## Begin

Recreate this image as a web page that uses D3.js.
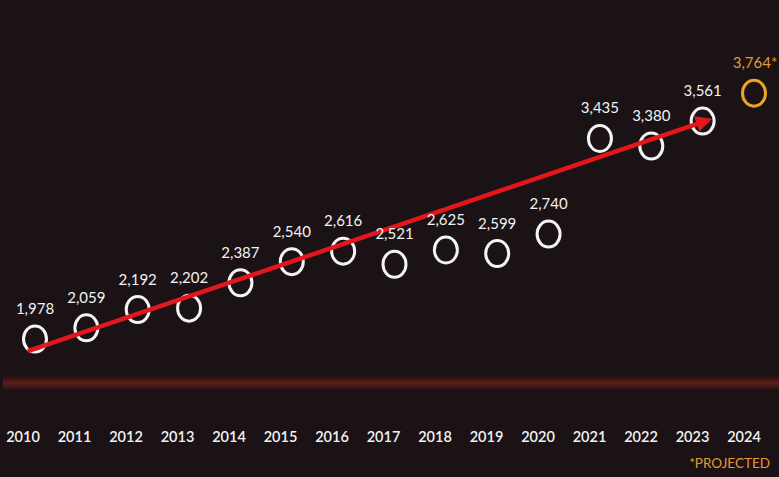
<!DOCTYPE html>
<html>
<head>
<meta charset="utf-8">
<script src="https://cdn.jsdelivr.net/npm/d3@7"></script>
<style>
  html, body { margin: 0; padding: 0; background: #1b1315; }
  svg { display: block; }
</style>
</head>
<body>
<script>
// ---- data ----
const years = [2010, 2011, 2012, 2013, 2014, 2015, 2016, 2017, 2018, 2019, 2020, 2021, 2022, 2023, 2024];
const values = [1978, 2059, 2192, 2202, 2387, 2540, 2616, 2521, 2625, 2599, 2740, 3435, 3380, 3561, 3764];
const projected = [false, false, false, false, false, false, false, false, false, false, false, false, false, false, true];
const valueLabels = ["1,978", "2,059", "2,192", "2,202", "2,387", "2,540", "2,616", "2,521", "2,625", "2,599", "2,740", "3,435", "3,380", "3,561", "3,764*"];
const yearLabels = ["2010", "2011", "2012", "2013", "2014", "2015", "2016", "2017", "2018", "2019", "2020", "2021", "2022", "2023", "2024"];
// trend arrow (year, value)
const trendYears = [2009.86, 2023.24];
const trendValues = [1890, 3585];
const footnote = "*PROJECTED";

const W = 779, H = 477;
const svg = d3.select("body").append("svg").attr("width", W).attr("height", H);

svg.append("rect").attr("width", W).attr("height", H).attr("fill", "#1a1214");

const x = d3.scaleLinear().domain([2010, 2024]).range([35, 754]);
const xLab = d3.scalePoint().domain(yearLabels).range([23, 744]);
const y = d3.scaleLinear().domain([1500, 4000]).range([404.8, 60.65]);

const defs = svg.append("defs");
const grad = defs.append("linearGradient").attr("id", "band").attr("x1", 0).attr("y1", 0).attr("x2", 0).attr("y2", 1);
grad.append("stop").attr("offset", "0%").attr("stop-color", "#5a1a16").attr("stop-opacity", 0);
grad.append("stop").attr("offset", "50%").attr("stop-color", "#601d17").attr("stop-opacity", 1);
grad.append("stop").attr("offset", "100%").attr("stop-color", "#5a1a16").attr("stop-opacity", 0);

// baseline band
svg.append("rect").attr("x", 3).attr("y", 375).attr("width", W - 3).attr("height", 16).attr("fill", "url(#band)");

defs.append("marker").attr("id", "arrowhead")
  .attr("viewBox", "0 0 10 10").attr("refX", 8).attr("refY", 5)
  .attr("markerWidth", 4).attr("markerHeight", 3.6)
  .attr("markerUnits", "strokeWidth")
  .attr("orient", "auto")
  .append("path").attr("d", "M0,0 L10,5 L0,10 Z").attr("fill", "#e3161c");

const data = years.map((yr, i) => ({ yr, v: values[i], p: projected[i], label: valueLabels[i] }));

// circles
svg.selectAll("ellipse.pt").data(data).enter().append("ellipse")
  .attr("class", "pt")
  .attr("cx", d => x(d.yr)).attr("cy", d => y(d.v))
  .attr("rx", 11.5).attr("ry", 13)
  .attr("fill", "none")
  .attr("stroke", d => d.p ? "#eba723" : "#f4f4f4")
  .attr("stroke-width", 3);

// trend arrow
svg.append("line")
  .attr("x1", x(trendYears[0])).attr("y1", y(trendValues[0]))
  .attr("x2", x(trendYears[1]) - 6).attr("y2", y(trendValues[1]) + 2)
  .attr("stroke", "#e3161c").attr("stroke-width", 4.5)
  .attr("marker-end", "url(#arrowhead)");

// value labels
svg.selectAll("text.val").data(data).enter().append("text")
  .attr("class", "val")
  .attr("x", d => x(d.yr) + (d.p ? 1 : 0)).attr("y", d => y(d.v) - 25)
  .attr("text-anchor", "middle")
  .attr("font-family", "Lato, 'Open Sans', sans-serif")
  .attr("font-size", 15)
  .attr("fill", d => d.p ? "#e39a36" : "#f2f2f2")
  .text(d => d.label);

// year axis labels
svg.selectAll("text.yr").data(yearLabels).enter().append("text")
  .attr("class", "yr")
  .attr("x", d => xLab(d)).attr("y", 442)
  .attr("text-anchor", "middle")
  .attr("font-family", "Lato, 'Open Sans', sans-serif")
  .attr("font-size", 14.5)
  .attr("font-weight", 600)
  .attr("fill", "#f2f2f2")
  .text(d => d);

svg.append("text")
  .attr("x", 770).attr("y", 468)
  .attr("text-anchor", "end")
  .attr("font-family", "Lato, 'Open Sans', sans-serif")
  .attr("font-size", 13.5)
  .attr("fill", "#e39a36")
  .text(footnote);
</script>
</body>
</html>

## End

▶ STATED PROBLEM: Copy out all of the data word for word. Do not carry over any picture.

▶ EXPECTED ANSWER:
Recreate this image as a web page that uses D3.js.
<!DOCTYPE html>
<html>
<head>
<meta charset="utf-8">
<script src="https://cdn.jsdelivr.net/npm/d3@7"></script>
<style>
  html, body { margin: 0; padding: 0; background: #1b1315; }
  svg { display: block; }
</style>
</head>
<body>
<script>
// ---- data ----
const years = [2010, 2011, 2012, 2013, 2014, 2015, 2016, 2017, 2018, 2019, 2020, 2021, 2022, 2023, 2024];
const values = [1978, 2059, 2192, 2202, 2387, 2540, 2616, 2521, 2625, 2599, 2740, 3435, 3380, 3561, 3764];
const projected = [false, false, false, false, false, false, false, false, false, false, false, false, false, false, true];
const valueLabels = ["1,978", "2,059", "2,192", "2,202", "2,387", "2,540", "2,616", "2,521", "2,625", "2,599", "2,740", "3,435", "3,380", "3,561", "3,764*"];
const yearLabels = ["2010", "2011", "2012", "2013", "2014", "2015", "2016", "2017", "2018", "2019", "2020", "2021", "2022", "2023", "2024"];
// trend arrow (year, value)
const trendYears = [2009.86, 2023.24];
const trendValues = [1890, 3585];
const footnote = "*PROJECTED";

const W = 779, H = 477;
const svg = d3.select("body").append("svg").attr("width", W).attr("height", H);

svg.append("rect").attr("width", W).attr("height", H).attr("fill", "#1a1214");

const x = d3.scaleLinear().domain([2010, 2024]).range([35, 754]);
const xLab = d3.scalePoint().domain(yearLabels).range([23, 744]);
const y = d3.scaleLinear().domain([1500, 4000]).range([404.8, 60.65]);

const defs = svg.append("defs");
const grad = defs.append("linearGradient").attr("id", "band").attr("x1", 0).attr("y1", 0).attr("x2", 0).attr("y2", 1);
grad.append("stop").attr("offset", "0%").attr("stop-color", "#5a1a16").attr("stop-opacity", 0);
grad.append("stop").attr("offset", "50%").attr("stop-color", "#601d17").attr("stop-opacity", 1);
grad.append("stop").attr("offset", "100%").attr("stop-color", "#5a1a16").attr("stop-opacity", 0);

// baseline band
svg.append("rect").attr("x", 3).attr("y", 375).attr("width", W - 3).attr("height", 16).attr("fill", "url(#band)");

defs.append("marker").attr("id", "arrowhead")
  .attr("viewBox", "0 0 10 10").attr("refX", 8).attr("refY", 5)
  .attr("markerWidth", 4).attr("markerHeight", 3.6)
  .attr("markerUnits", "strokeWidth")
  .attr("orient", "auto")
  .append("path").attr("d", "M0,0 L10,5 L0,10 Z").attr("fill", "#e3161c");

const data = years.map((yr, i) => ({ yr, v: values[i], p: projected[i], label: valueLabels[i] }));

// circles
svg.selectAll("ellipse.pt").data(data).enter().append("ellipse")
  .attr("class", "pt")
  .attr("cx", d => x(d.yr)).attr("cy", d => y(d.v))
  .attr("rx", 11.5).attr("ry", 13)
  .attr("fill", "none")
  .attr("stroke", d => d.p ? "#eba723" : "#f4f4f4")
  .attr("stroke-width", 3);

// trend arrow
svg.append("line")
  .attr("x1", x(trendYears[0])).attr("y1", y(trendValues[0]))
  .attr("x2", x(trendYears[1]) - 6).attr("y2", y(trendValues[1]) + 2)
  .attr("stroke", "#e3161c").attr("stroke-width", 4.5)
  .attr("marker-end", "url(#arrowhead)");

// value labels
svg.selectAll("text.val").data(data).enter().append("text")
  .attr("class", "val")
  .attr("x", d => x(d.yr) + (d.p ? 1 : 0)).attr("y", d => y(d.v) - 25)
  .attr("text-anchor", "middle")
  .attr("font-family", "Lato, 'Open Sans', sans-serif")
  .attr("font-size", 15)
  .attr("fill", d => d.p ? "#e39a36" : "#f2f2f2")
  .text(d => d.label);

// year axis labels
svg.selectAll("text.yr").data(yearLabels).enter().append("text")
  .attr("class", "yr")
  .attr("x", d => xLab(d)).attr("y", 442)
  .attr("text-anchor", "middle")
  .attr("font-family", "Lato, 'Open Sans', sans-serif")
  .attr("font-size", 14.5)
  .attr("font-weight", 600)
  .attr("fill", "#f2f2f2")
  .text(d => d);

svg.append("text")
  .attr("x", 770).attr("y", 468)
  .attr("text-anchor", "end")
  .attr("font-family", "Lato, 'Open Sans', sans-serif")
  .attr("font-size", 13.5)
  .attr("fill", "#e39a36")
  .text(footnote);
</script>
</body>
</html>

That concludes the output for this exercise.